Aim
Starting at the first line of the data, please print exactly those lines through the one that holds "import plotly.graph_objects as go", omitting every picture.

Given information
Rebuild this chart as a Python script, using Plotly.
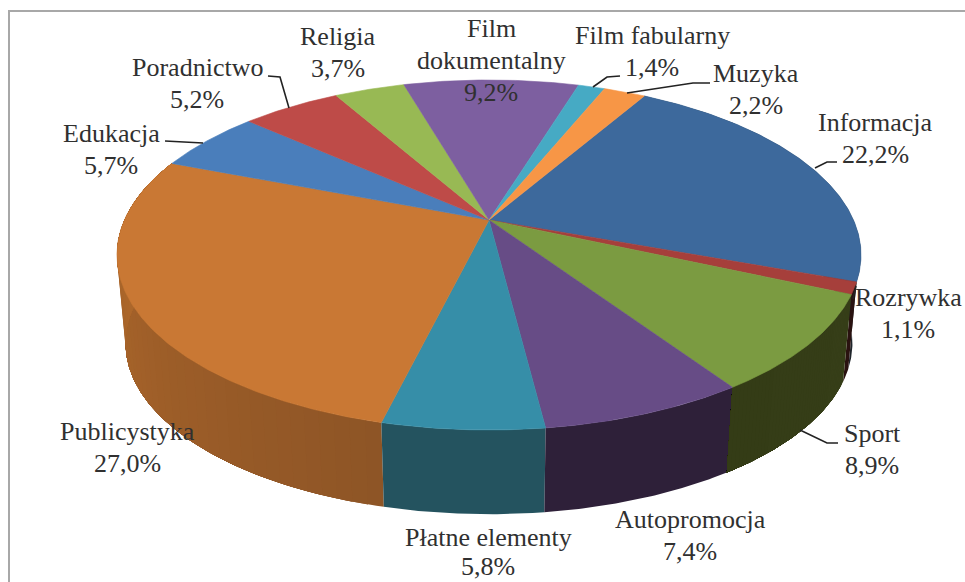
import math
import plotly.graph_objects as go

# Data, clockwise from the top-right slice
categories = ["Informacja", "Rozrywka", "Sport", "Autopromocja", "Płatne elementy",
              "Publicystyka", "Edukacja", "Poradnictwo", "Religia",
              "Film dokumentalny", "Film fabularny", "Muzyka"]
values = [22.2, 1.1, 8.9, 7.4, 5.8, 27.0, 5.7, 5.2, 3.7, 9.2, 1.4, 2.2]

# Styles
top_colors = ["#3D699C", "#A63F3B", "#7B9B41", "#674C86", "#368EA8", "#C97834",
              "#4A7EBB", "#BE4B48", "#98B954", "#7D5FA0", "#46AAC4", "#F79646"]
side_from = ["#20262C", "#2A1210", "#363E18", "#2E2039", "#24535F", "#8E5526",
             "#345A85", "#86352F", "#6C833B", "#594371", "#317888", "#AF6A30"]
side_to = ["#20262C", "#2A1210", "#343C16", "#2E2039", "#24535F", "#B56C2C",
           "#345A85", "#86352F", "#6C833B", "#594371", "#317888", "#AF6A30"]
START_DEG = 30.0
AX, AY = 489.0, 220.0      # apex on the page
W, H, K = 364.5, 168.0, 0.2  # perspective of the disc
S, D = 0.977, 89.0         # lower rim: scale and drop
TEXT = "#303030"
FONT = "Liberation Serif"


def top_pt(deg):
    a = math.radians(deg)
    x, y = math.sin(a), math.cos(a)
    q = 1 + K * y
    return AX + W * x / q, AY - H * y / q


def low_pt(deg):
    x, y = top_pt(deg)
    return AX + S * (x - AX), AY + S * (y - AY) + D


def lerp(c1, c2, t):
    a = [int(c1[i:i + 2], 16) for i in (1, 3, 5)]
    b = [int(c2[i:i + 2], 16) for i in (1, 3, 5)]
    return "rgb(%d,%d,%d)" % tuple(round(p + (q - p) * t) for p, q in zip(a, b))


total = sum(values)
edges = [START_DEG]
for v in values:
    edges.append(edges[-1] + v / total * 360)

fig = go.Figure()


def poly(pts, color, lw=0.6):
    fig.add_trace(go.Scatter(x=[p[0] for p in pts], y=[p[1] for p in pts], mode="lines",
                             fill="toself", fillcolor=color,
                             line=dict(color=color, width=lw), hoverinfo="skip",
                             showlegend=False))


def wall(a0, a1, color):
    n = max(2, int((a1 - a0) * 2))
    angs = [a0 + (a1 - a0) * j / n for j in range(n + 1)]
    pts = [top_pt(u) for u in angs] + [low_pt(u) for u in reversed(angs)]
    poly(pts + [pts[0]], color, lw=0)


# Side wall, only the slices facing the viewer. Each shade paints from its own
# angle to the slice end, so later shades overlap earlier ones without seams.
for i in [0, 5, 4, 1, 3, 2]:
    a0, a1 = edges[i], edges[i + 1]
    if side_from[i] == side_to[i]:
        wall(a0, a1, side_from[i])
    else:
        steps = 45
        for j in range(steps):
            wall(a0 + (a1 - a0) * j / steps, a1, lerp(side_from[i], side_to[i], (j + 0.5) / steps))

# Top face
for i, c in enumerate(top_colors):
    a0, a1 = edges[i], edges[i + 1]
    n = max(2, int((a1 - a0) * 2))
    pts = [(AX, AY)] + [top_pt(a0 + (a1 - a0) * j / n) for j in range(n + 1)] + [(AX, AY)]
    poly(pts, c)

# Leader lines
leaders = [
    [(165, 141), (203, 143)],
    [(268, 76), (280, 77), (289, 108)],
    [(620, 76), (607, 77), (593, 87)],
    [(710, 83), (693, 83), (627, 93)],
    [(837, 162), (827, 162), (815, 168)],
    [(838, 443), (827, 443), (800, 430)],
    [(853, 299), (856, 286)],
]
for l in leaders:
    fig.add_trace(go.Scatter(x=[p[0] for p in l], y=[p[1] for p in l], mode="lines",
                             line=dict(color="#222222", width=1.6), hoverinfo="skip",
                             showlegend=False))

# Frame
fig.add_trace(go.Scatter(x=[9, 9, None, 8, 965], y=[582, 11, None, 11, 11], mode="lines",
                         line=dict(color="#A8A8A8", width=2), hoverinfo="skip", showlegend=False))

# Labels: (centre x, y of first line) per category
label_lines = {
    "Informacja": (875, 122, ["Informacja"]),
    "Rozrywka": (908, 297, ["Rozrywka"]),
    "Sport": (872, 433, ["Sport"]),
    "Autopromocja": (690, 519, ["Autopromocja"]),
    "Płatne elementy": (488, 537, ["Płatne elementy"]),
    "Publicystyka": (127, 431, ["Publicystyka"]),
    "Edukacja": (111, 133, ["Edukacja"]),
    "Poradnictwo": (197, 67, ["Poradnictwo"]),
    "Religia": (338, 36, ["Religia"]),
    "Film dokumentalny": (491, 28, ["Film", "dokumentalny"]),
    "Film fabularny": (652, 35, ["Film fabularny"]),
    "Muzyka": (756, 73, ["Muzyka"]),
}
for name, v in zip(categories, values):
    cx, cy, lines = label_lines[name]
    lines = lines + [f"{v:.1f}%".replace(".", ",")]
    for k, txt in enumerate(lines):
        # the lowest label sits against the page edge, so its lines are a little tighter
        gap = 29 if name == "Płatne elementy" else 32
        fig.add_annotation(x=cx, y=cy + k * gap, text=txt, showarrow=False, xanchor="center",
                           yanchor="middle", font=dict(family=FONT, size=26, color=TEXT))

fig.update_layout(
    width=965, height=582, margin=dict(l=0, r=0, t=0, b=0),
    paper_bgcolor="white", plot_bgcolor="white", showlegend=False,
    xaxis=dict(range=[0, 965], visible=False, fixedrange=True),
    yaxis=dict(range=[582, 0], visible=False, fixedrange=True),
)
fig.write_html("out.html", config=dict(displayModeBar=False),
               post_script="document.body.style.margin='0';document.documentElement.style.overflow='hidden';")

Full response
Rebuild this chart as a Python script, using Plotly.
import math
import plotly.graph_objects as go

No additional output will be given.